> What is being asked: Extract the whole listing as it stands. Do not include the pictures.

> Data excerpt:
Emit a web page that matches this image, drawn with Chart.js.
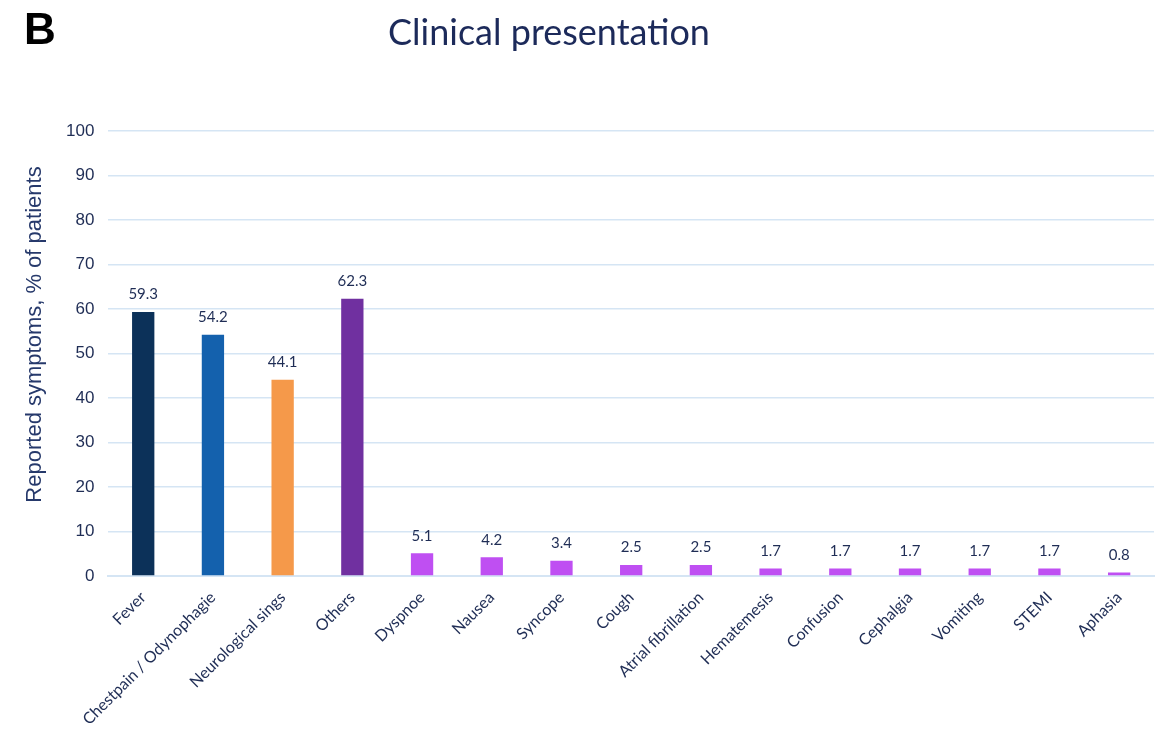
<!DOCTYPE html>
<html>
<head>
<meta charset="utf-8">
<script src="https://cdn.jsdelivr.net/npm/chart.js@4.4.1/dist/chart.umd.min.js"></script>
<style>
  html, body { margin: 0; padding: 0; background: #fff; }
  #wrap { position: relative; width: 1164px; height: 733px; }
  #panel { position: absolute; left: 24px; top: 4px; font: bold 44px "Liberation Sans", Arial, sans-serif; color: #000; }
  #title { position: absolute; left: 388px; top: 9px; font: 36px Lato, "Open Sans", sans-serif; color: #1c2a5a; }
</style>
</head>
<body>
<div id="wrap">
  <canvas id="chart" width="1164" height="733"></canvas>
  <div id="panel">B</div>
  <div id="title">Clinical presentation</div>
</div>
<script>
// ── Data ────────────────────────────────────────────────────────
const symptoms = ['Fever', 'Chestpain / Odynophagie', 'Neurological sings', 'Others', 'Dyspnoe',
                  'Nausea', 'Syncope', 'Cough', 'Atrial fibrillation', 'Hematemesis',
                  'Confusion', 'Cephalgia', 'Vomiting', 'STEMI', 'Aphasia'];
const percentPatients = [59.3, 54.2, 44.1, 62.3, 5.1, 4.2, 3.4, 2.5, 2.5, 1.7, 1.7, 1.7, 1.7, 1.7, 0.8];
const barColors = ['#0c3159', '#1461ad', '#f5994a', '#7030a0', '#bf4ff2',
                   '#bf4ff2', '#bf4ff2', '#bf4ff2', '#bf4ff2', '#bf4ff2',
                   '#bf4ff2', '#bf4ff2', '#bf4ff2', '#bf4ff2', '#bf4ff2'];
const yTitle = 'Reported symptoms, % of patients';

const textColor = '#1f2d55';
const gridColor = '#d5e5f4';

// ── Value labels above bars + y title (sits a bit above centre) ──
const valueLabels = {
    id: 'valueLabels',
    afterDatasetsDraw(chart) {
        const ctx = chart.ctx;
        const meta = chart.getDatasetMeta(0);
        ctx.save();
        ctx.font = '15px Lato, "Open Sans", sans-serif';
        ctx.fillStyle = textColor;
        ctx.textAlign = 'center';
        ctx.textBaseline = 'bottom';
        meta.data.forEach((bar, i) => {
            ctx.fillText(percentPatients[i].toFixed(1), bar.x, bar.y - 10);
        });
        const area = chart.chartArea;
        ctx.translate(35, (area.top + area.bottom) / 2 - 19);
        ctx.rotate(-Math.PI / 2);
        ctx.font = '22px "Liberation Sans", Arial, sans-serif';
        ctx.fillStyle = '#26396b';
        ctx.textBaseline = 'middle';
        ctx.fillText(yTitle, 0, 0);
        ctx.restore();
    }
};

new Chart(document.getElementById('chart'), {
    type: 'bar',
    data: {
        labels: symptoms,
        datasets: [{
            data: percentPatients,
            backgroundColor: barColors,
            barPercentage: 0.32,
            categoryPercentage: 1.0,
        }]
    },
    options: {
        responsive: false,
        animation: false,
        layout: { padding: { top: 131, left: 52, right: 10, bottom: 0 } },
        plugins: {
            legend: { display: false },
            tooltip: { enabled: false }
        },
        scales: {
            x: {
                grid: { display: false },
                border: { color: gridColor, width: 2 },
                ticks: { color: textColor, font: { family: 'Lato, "Open Sans", sans-serif', size: 16 },
                         minRotation: 45, maxRotation: 45, padding: 4 }
            },
            y: {
                min: 0, max: 100,
                grid: { color: gridColor, lineWidth: 1.5, drawTicks: false },
                border: { display: false },
                ticks: { stepSize: 10, color: textColor, padding: 14,
                         font: { family: '"Liberation Sans", Arial, sans-serif', size: 17 } }
            }
        }
    },
    plugins: [valueLabels]
});
</script>
</body>
</html>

> Task result:
Emit a web page that matches this image, drawn with Chart.js.
<!DOCTYPE html>
<html>
<head>
<meta charset="utf-8">
<script src="https://cdn.jsdelivr.net/npm/chart.js@4.4.1/dist/chart.umd.min.js"></script>
<style>
  html, body { margin: 0; padding: 0; background: #fff; }
  #wrap { position: relative; width: 1164px; height: 733px; }
  #panel { position: absolute; left: 24px; top: 4px; font: bold 44px "Liberation Sans", Arial, sans-serif; color: #000; }
  #title { position: absolute; left: 388px; top: 9px; font: 36px Lato, "Open Sans", sans-serif; color: #1c2a5a; }
</style>
</head>
<body>
<div id="wrap">
  <canvas id="chart" width="1164" height="733"></canvas>
  <div id="panel">B</div>
  <div id="title">Clinical presentation</div>
</div>
<script>
// ── Data ────────────────────────────────────────────────────────
const symptoms = ['Fever', 'Chestpain / Odynophagie', 'Neurological sings', 'Others', 'Dyspnoe',
                  'Nausea', 'Syncope', 'Cough', 'Atrial fibrillation', 'Hematemesis',
                  'Confusion', 'Cephalgia', 'Vomiting', 'STEMI', 'Aphasia'];
const percentPatients = [59.3, 54.2, 44.1, 62.3, 5.1, 4.2, 3.4, 2.5, 2.5, 1.7, 1.7, 1.7, 1.7, 1.7, 0.8];
const barColors = ['#0c3159', '#1461ad', '#f5994a', '#7030a0', '#bf4ff2',
                   '#bf4ff2', '#bf4ff2', '#bf4ff2', '#bf4ff2', '#bf4ff2',
                   '#bf4ff2', '#bf4ff2', '#bf4ff2', '#bf4ff2', '#bf4ff2'];
const yTitle = 'Reported symptoms, % of patients';

const textColor = '#1f2d55';
const gridColor = '#d5e5f4';

// ── Value labels above bars + y title (sits a bit above centre) ──
const valueLabels = {
    id: 'valueLabels',
    afterDatasetsDraw(chart) {
        const ctx = chart.ctx;
        const meta = chart.getDatasetMeta(0);
        ctx.save();
        ctx.font = '15px Lato, "Open Sans", sans-serif';
        ctx.fillStyle = textColor;
        ctx.textAlign = 'center';
        ctx.textBaseline = 'bottom';
        meta.data.forEach((bar, i) => {
            ctx.fillText(percentPatients[i].toFixed(1), bar.x, bar.y - 10);
        });
        const area = chart.chartArea;
        ctx.translate(35, (area.top + area.bottom) / 2 - 19);
        ctx.rotate(-Math.PI / 2);
        ctx.font = '22px "Liberation Sans", Arial, sans-serif';
        ctx.fillStyle = '#26396b';
        ctx.textBaseline = 'middle';
        ctx.fillText(yTitle, 0, 0);
        ctx.restore();
    }
};

new Chart(document.getElementById('chart'), {
    type: 'bar',
    data: {
        labels: symptoms,
        datasets: [{
            data: percentPatients,
            backgroundColor: barColors,
            barPercentage: 0.32,
            categoryPercentage: 1.0,
        }]
    },
    options: {
        responsive: false,
        animation: false,
        layout: { padding: { top: 131, left: 52, right: 10, bottom: 0 } },
        plugins: {
            legend: { display: false },
            tooltip: { enabled: false }
        },
        scales: {
            x: {
                grid: { display: false },
                border: { color: gridColor, width: 2 },
                ticks: { color: textColor, font: { family: 'Lato, "Open Sans", sans-serif', size: 16 },
                         minRotation: 45, maxRotation: 45, padding: 4 }
            },
            y: {
                min: 0, max: 100,
                grid: { color: gridColor, lineWidth: 1.5, drawTicks: false },
                border: { display: false },
                ticks: { stepSize: 10, color: textColor, padding: 14,
                         font: { family: '"Liberation Sans", Arial, sans-serif', size: 17 } }
            }
        }
    },
    plugins: [valueLabels]
});
</script>
</body>
</html>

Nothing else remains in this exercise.